Perhaps I'm a cynic, or hell, perhaps it's both.

The problem is that I quoted
yg17 and immediately went off on an internal tangent while typing, so the end product wasn't meant to address his comment directly. Now that I read it again with his comment above, I understand why you took me to task.
For the record, I'm not an airline pilot (
Rodimus is mistaken, I don't fly big airplanes), and I know you are, so I'm more than willing to defer to you on airline matters. My wife flies for a major, as do most of my friends, but as far as this discussion on a message board is concerned, I'll openly admit that I'm a step removed from the internals of a 121 operation.
The intention behind my post, and I'm sure it could have been worded better - was not that a crash is acceptable in
anyone's eyes, but
everyone weighs the increased risk of a crash against the financial costs associated with ensuring that it never happens. And I'm not saying that's even a bad thing (it just sounds bad) - I do it too.

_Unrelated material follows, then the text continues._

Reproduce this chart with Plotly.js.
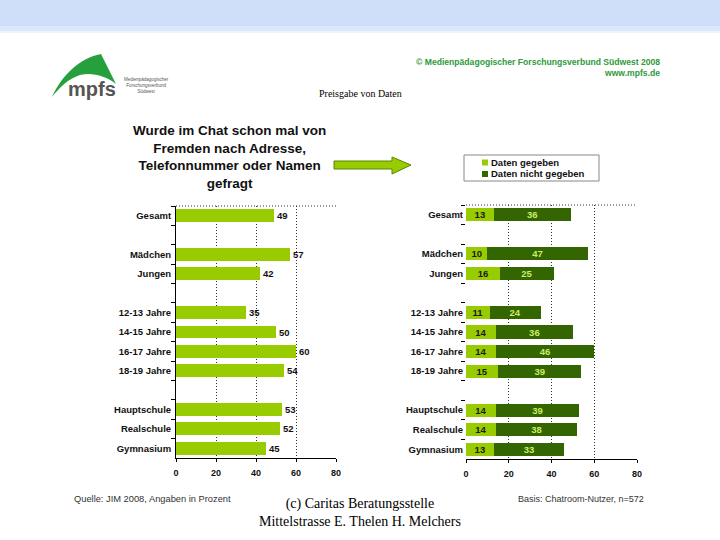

Especially this time of year, I fly to resort towns in the mountains several times per month. I dragged my company through the IS-BAO certification, so I'm well versed with the risk management process. For example I can tell you that I'm quite a bit more likely to crash my bird flying into ASE than say, PHX. But the question is, what is the increase of risk by operating into ASE, and is it worth it financially to eliminate that risk, at the cost of losing all the ASE revenue? The answer is no, so we operate into Aspen.
I didn't mean to lump all operators into one group beyond saying that everyone plays this risk analysis game to some extent. Yes, the lines are drawn by the FAA, but there's still quite a lot of wiggle room in there, and the exact position of those lines will vary from operator to operator. This is just as true on my side of the fence as it is on yours (we're even more different from each other, since the FAA gives more wiggle room to 135, and much, much more to 91).